May be there is still an enhancement in the internationalisation area.
Unfortunatly, I am not aware of anyone using Postgres in the german speaking area (for such knowledge interchange), do you?
Regards, Robert
ROCLASI:
Hi Robert,
I believe a lot has to do with how the source was compiled.
Anyway, in upcoming version 8.4 you will have database level collation. Due to be beta in February 2009.
See PostgreSQL’s feature matrix to see what is new.
Not exactly a solution for right now but if you can wait a little longer this might solve your issue.
Hope this helps.
Hi Robert,
You can go on IRC (Internet Relay Chat, the mother of all chats
) and go on the irc.freenode.net network and join the #postgresql-de channel:
If you don’t have an IRC client you can download Babbel, it’s free (I wrote it).
Or try to email Andreas Scherbaum via ads-blog at scherbaum dot la . You can find him on IRC as well under the nickname ‘ads’.
He is very active in the PostgreSQL community.
(you can tell him ‘Possible’ send you
)
Hope this helps.
Hi Robert,
Did you get any further with this issue ?
I saw you made a typo in your initdb string. You used the parameter ‘–lc-type’ instead of ‘–lc-ctype’. Also lc-ctype is all about the characterset and not the language. So you should pass it UTF8 instead of de_CH.UTF-8.
So you should initialize the cluster like so:
sudo su - postgres -c "/usr/local/pgsql/bin/initdb -D /usr/local/pgsql/data --encoding=UTF8 --lc-collate=de_CH.UTF-8 --lc-ctype=UTF8"
After you run this check to see if initdb also changed the locale settings in postgresql.conf.
Hope this helps.
Hi Robert
Thanks a lot for your reply - very attentive! I forgot to say here that I made the typo error, I realized it some time after your first reply.

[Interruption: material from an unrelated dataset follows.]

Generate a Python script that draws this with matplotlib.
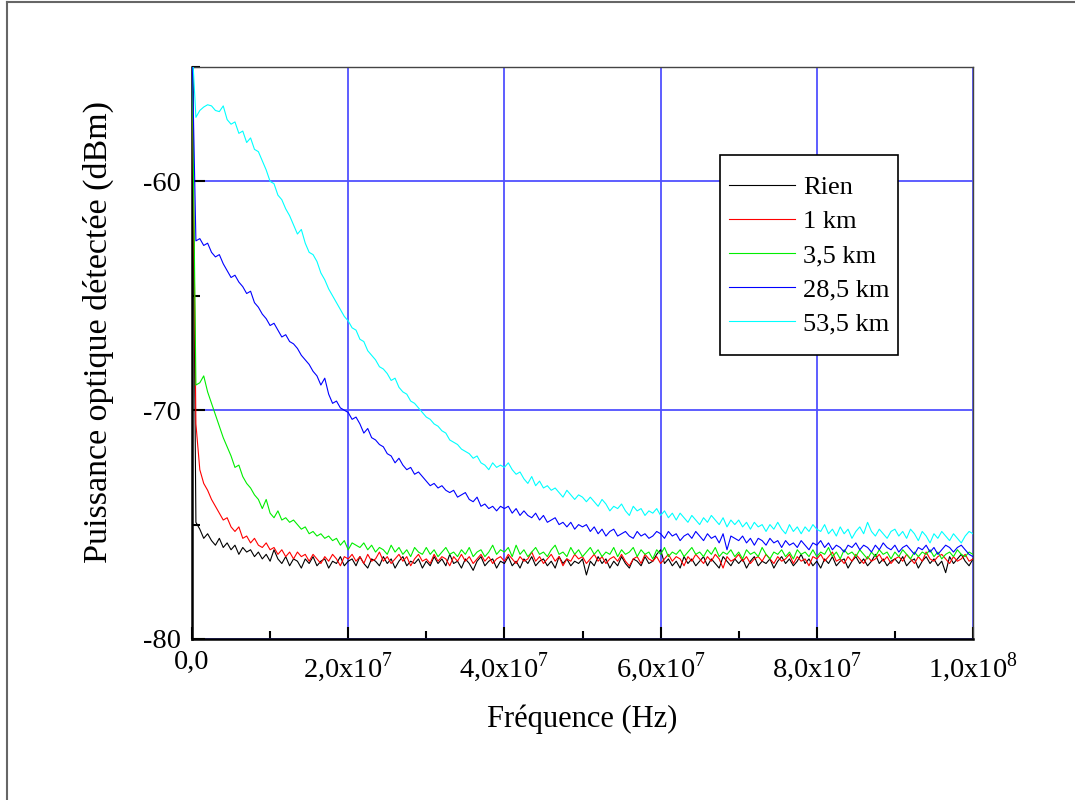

Unfortunatly the sorting seems not to work correctly with de_CH.UTF-8. If I check in pgAdmin with SHOW lc_collate or SHOW lc_ctype it says correctly what I have used for initdb, i. e. de_CH.UTF-8
I checked with a guy at our technical university in Zürich (ETH) and also with Andreas Scherbaum (told him you pointed me to him, but he said can’t remember you. I told him your name and also your nick name Possible (I assume it’s your nick name?)). Both use Linux machines and sorting works on their machines correctly - they tell me.
We use a Mac OS X Server 10.5.6 and PostgreSQL 8.3.5 with PostGIS 1.3.5 here with a new Mac Pro ![Smile :-)]()
Do you have connections to someone at the PostgreSQL development team? Would may be be helpful to inform/ask them about this problem.
Best regards, Robert
Hi Robert,
I had to dive into this one a bit, asking around on IRC and finally came up with the answer.
In short: it’s an OS issue.
Some BSD versions , like Mac OS X and FreeBSD, can’t handle double-byte collation correctly. It defaults to the ‘C’ collation instead.
Note that the single-byte locale DOES work correctly. It’s an double-byte-only (i.e. UTF-8) issue.
There are reports since 2004 (that we could find) that talk about this sort issue with double-byte encodings on Mac OS X.
Funny thing is that this seems to be only an issue on the UNIX level. Any Cocoa app sorts correctly so it seems Apple fixed it in one of their Cocoa frameworks but not at the UNIX level.
So the solution would be stop using UTF8 in your database or to run PostgreSQL under Linux or Windows.
Some references:
http://wiki.postgresql.org/wiki/Todo:ICU
http://archives.postgresql.org/pgsql-ge … g01044.php
http://archives.postgresql.org/pgsql-ge … g01072.php
http://archives.postgresql.org/pgsql-ge … g00047.php
http://archives.postgresql.org/pgsql-ge … g00564.php
Hi Robert
Hey, that’s a great answer, now at least I know that it is a problem and not something we did wrong here. We leave it for the moment as it is and hope for a fix on BSD UNIX level in the not so distant future.
Thanks a lot for your time and effort!
BTW, we didn’t come internally to a sensible answer as we checked for example the Address Book for the sorting - it sorts correctly, so we couldn’t explain why the sorting does not work on PostgreSQL but on the Address Book.
But, I have to say that sorting on Sybase SQL Anywhere works, and this for sure is also a UNIX based db. Strange …
Best regards, Robert
Hi Robert,
Robert Huber:
But, I have to say that sorting on Sybase SQL Anywhere works, and this for sure is also a UNIX based db. Strange …
I am pretty sure then that Sybase handles the collation internally and doesn’t rely (as PostgreSQL does) on the underlying OS.
Something that is planned in PostgreSQL but not implemented yet (see the ICU link in my previous post).
Hi Robert
That would be the only explanation I can think of. I really would like to know if Sybase uses it’s own sort mapping tables, hopefully a Sybase guy can say something to that!?
In a way, it seems a lot of (useless) work to set up such mappint tables if they already exist in the OS.
Regards, Robert
BTW: I also would like to know if Cocoa really has it’s own locale mapping tables.